Extracted data entries
+++
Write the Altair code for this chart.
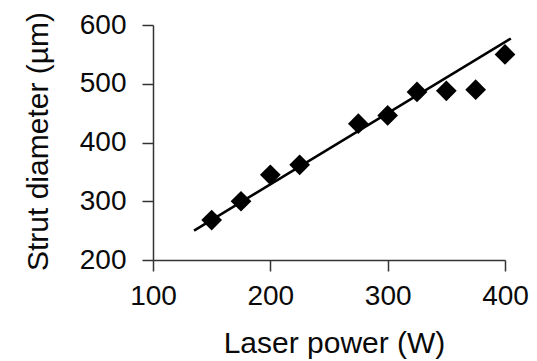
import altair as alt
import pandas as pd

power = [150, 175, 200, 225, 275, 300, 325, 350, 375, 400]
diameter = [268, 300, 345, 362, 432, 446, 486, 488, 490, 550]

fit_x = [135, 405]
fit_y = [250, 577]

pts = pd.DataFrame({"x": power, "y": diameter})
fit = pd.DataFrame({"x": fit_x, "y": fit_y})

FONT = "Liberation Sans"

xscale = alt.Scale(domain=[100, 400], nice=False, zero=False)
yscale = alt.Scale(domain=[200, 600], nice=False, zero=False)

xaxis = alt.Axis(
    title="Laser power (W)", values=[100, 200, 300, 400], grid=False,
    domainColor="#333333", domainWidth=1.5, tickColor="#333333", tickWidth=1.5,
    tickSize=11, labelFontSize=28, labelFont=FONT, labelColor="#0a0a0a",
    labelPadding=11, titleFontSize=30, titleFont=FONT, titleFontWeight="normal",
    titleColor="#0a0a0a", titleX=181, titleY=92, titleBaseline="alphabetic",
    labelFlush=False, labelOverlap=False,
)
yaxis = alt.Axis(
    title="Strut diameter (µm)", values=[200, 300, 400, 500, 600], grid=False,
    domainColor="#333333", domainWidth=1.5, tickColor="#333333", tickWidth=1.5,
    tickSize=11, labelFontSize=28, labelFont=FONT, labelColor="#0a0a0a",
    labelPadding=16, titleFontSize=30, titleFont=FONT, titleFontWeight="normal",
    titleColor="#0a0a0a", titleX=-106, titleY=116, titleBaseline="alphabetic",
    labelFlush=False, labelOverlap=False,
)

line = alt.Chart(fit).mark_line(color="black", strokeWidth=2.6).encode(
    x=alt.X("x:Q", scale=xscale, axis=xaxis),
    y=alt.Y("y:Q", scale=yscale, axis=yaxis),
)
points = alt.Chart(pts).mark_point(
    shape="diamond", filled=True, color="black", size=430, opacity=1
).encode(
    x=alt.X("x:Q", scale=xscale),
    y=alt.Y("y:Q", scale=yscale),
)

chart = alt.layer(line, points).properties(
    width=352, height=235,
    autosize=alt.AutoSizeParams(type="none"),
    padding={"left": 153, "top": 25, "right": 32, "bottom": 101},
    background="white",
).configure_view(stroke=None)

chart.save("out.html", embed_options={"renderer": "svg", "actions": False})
+++
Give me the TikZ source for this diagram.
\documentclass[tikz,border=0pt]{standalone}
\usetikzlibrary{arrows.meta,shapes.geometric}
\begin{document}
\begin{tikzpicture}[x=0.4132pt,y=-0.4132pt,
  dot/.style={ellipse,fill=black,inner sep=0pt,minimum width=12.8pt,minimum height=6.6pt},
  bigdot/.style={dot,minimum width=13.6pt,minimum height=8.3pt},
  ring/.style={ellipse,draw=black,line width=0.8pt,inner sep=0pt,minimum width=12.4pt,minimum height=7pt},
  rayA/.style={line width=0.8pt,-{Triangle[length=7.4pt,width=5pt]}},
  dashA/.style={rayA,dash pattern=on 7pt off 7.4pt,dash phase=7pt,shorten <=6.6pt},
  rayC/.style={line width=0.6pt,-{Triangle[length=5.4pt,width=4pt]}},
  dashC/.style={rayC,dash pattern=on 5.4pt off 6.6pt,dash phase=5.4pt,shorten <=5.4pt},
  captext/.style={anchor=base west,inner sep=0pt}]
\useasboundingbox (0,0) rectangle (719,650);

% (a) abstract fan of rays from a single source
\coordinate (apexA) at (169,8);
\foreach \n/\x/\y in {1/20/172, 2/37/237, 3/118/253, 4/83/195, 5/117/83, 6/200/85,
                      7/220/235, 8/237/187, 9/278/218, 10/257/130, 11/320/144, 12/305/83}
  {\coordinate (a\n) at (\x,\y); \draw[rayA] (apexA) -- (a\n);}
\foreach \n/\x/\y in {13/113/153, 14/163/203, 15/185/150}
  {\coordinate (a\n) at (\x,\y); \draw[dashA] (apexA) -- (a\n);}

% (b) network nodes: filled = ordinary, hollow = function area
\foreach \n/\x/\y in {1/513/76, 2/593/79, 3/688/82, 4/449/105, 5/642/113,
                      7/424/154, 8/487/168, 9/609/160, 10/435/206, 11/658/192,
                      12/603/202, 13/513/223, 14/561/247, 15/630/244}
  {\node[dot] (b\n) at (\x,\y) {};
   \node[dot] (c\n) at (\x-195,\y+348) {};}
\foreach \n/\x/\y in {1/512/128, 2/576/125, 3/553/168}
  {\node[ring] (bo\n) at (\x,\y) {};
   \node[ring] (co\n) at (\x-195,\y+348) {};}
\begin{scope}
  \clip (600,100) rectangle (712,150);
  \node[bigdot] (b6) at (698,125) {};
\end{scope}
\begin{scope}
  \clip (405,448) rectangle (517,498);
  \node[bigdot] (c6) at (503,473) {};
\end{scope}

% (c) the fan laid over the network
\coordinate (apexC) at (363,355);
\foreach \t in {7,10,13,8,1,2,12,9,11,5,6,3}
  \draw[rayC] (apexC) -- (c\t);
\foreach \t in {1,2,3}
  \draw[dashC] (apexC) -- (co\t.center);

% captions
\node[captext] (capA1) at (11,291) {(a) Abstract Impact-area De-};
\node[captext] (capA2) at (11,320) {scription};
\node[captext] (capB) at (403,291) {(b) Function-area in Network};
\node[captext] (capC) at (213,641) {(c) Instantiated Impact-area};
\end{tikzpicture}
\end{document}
+++
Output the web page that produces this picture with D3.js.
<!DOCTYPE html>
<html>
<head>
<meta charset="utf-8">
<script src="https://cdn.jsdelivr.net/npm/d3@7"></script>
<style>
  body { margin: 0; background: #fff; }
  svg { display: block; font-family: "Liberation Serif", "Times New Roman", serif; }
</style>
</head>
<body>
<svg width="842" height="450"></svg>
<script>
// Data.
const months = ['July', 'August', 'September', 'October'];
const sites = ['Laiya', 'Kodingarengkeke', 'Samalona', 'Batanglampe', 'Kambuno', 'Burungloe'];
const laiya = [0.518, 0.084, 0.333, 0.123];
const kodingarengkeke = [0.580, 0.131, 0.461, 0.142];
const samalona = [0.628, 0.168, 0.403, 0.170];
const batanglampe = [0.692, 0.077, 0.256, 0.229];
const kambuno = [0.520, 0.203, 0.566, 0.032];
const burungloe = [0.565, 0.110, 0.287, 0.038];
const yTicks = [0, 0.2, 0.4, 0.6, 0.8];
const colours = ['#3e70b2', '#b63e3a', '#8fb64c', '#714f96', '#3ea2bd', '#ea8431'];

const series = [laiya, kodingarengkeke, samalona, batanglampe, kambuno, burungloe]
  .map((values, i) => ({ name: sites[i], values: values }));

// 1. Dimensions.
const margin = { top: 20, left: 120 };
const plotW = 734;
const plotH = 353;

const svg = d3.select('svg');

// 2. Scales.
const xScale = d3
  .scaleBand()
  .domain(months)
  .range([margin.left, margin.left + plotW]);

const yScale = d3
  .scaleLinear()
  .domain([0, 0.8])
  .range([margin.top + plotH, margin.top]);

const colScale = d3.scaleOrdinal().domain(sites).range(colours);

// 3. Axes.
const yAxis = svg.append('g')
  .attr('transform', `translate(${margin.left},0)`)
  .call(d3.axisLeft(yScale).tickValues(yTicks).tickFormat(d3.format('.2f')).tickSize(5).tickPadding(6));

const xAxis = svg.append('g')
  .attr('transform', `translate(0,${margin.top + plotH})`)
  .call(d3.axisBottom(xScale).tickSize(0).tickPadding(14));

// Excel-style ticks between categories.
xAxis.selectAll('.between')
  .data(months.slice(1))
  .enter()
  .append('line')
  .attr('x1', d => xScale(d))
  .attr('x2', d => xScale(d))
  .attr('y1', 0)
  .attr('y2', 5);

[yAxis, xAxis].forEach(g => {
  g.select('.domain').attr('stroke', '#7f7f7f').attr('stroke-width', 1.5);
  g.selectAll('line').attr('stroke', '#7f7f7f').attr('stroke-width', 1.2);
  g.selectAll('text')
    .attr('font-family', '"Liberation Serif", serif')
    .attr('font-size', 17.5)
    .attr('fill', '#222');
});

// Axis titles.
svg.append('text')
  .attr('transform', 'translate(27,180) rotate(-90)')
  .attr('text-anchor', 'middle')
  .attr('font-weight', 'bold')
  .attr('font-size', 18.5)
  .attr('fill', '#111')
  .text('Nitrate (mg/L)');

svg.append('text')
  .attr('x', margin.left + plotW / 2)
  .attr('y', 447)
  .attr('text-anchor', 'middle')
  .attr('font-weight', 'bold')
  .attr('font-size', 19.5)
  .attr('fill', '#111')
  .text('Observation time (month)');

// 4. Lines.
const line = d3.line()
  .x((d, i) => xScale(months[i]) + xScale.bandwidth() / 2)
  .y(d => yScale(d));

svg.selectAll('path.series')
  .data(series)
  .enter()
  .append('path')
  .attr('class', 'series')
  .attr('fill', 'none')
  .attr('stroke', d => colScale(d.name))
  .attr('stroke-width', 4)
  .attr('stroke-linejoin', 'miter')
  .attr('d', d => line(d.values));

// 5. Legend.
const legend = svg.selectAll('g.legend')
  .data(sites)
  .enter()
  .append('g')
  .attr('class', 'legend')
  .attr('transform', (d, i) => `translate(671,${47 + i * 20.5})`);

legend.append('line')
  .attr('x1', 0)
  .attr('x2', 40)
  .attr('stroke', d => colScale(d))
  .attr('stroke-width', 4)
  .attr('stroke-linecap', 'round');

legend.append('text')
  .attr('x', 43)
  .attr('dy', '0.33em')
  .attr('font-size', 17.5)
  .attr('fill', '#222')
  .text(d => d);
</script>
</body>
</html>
+++
-- WHAT IS NEEDED --
Both the line with "Give me the TikZ source for this diagram." and the line with "(0,0) rectangle (719,650);" belong in the answer; write them out exactly, with every line between.

-- REPLY --
Give me the TikZ source for this diagram.
\documentclass[tikz,border=0pt]{standalone}
\usetikzlibrary{arrows.meta,shapes.geometric}
\begin{document}
\begin{tikzpicture}[x=0.4132pt,y=-0.4132pt,
  dot/.style={ellipse,fill=black,inner sep=0pt,minimum width=12.8pt,minimum height=6.6pt},
  bigdot/.style={dot,minimum width=13.6pt,minimum height=8.3pt},
  ring/.style={ellipse,draw=black,line width=0.8pt,inner sep=0pt,minimum width=12.4pt,minimum height=7pt},
  rayA/.style={line width=0.8pt,-{Triangle[length=7.4pt,width=5pt]}},
  dashA/.style={rayA,dash pattern=on 7pt off 7.4pt,dash phase=7pt,shorten <=6.6pt},
  rayC/.style={line width=0.6pt,-{Triangle[length=5.4pt,width=4pt]}},
  dashC/.style={rayC,dash pattern=on 5.4pt off 6.6pt,dash phase=5.4pt,shorten <=5.4pt},
  captext/.style={anchor=base west,inner sep=0pt}]
\useasboundingbox (0,0) rectangle (719,650);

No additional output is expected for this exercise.